June 8 (Reuters) - It is too early to tell whether the European Central Bank has initiated a shift towards lower borrowing costs after it cut its benchmark interest rate this week, ECB policymaker Robert Holzmann said on Saturday.

The ECB cut the rate it pays on bank deposits to 3.75% from a record 4.0% on Thursday but held back from promising any more easing after a string of disappointing wage and inflation data in recent weeks.

Holzmann, the head of Austria's central bank, was the only member of the ECB's 26-member Governing Council to oppose the rate cut. The bank's decision had been widely expected after the ECB had telegraphed its intentions ahead of time.

Going forward, the bank would be looking to avoid putting itself in any sort of bind, Holzmann told Austrian radio.

When asked whether the rate cut marked a shift towards lower borrowing costs, or was a step that did not commit the bank toward a particular direction, Holzmann was cautious.

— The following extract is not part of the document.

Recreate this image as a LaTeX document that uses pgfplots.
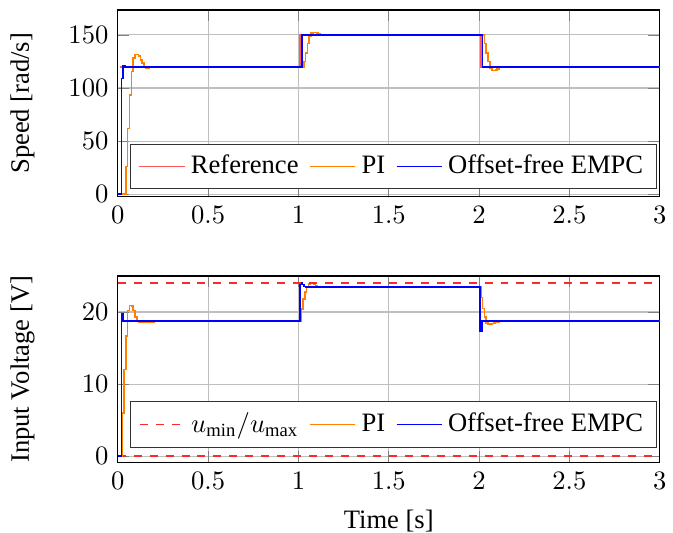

"I think it's a step in the right direction," he said. "I hope - I don't know - that there won't be a need to raise rates again," he added, saying future decisions would depend on data.

Among factors to consider would be the rate differential between the ECB and its U.S. counterpart, the Federal Reserve, Holzmann said in the interview.

If, as U.S. policymakers have intimated they would this year, the Fed does not cut rates three times, that would affect exchange rates to the euro's detriment against the dollar, which could fan inflation in the single currency area, he noted.

The ECB could only declare victory on inflation once it had eased to the bank's target of 2%, he said.

"We hope we'll be there in 2026," Holzmann said. "That's what the models predict. And that's all based on the assumption that there are no further shocks."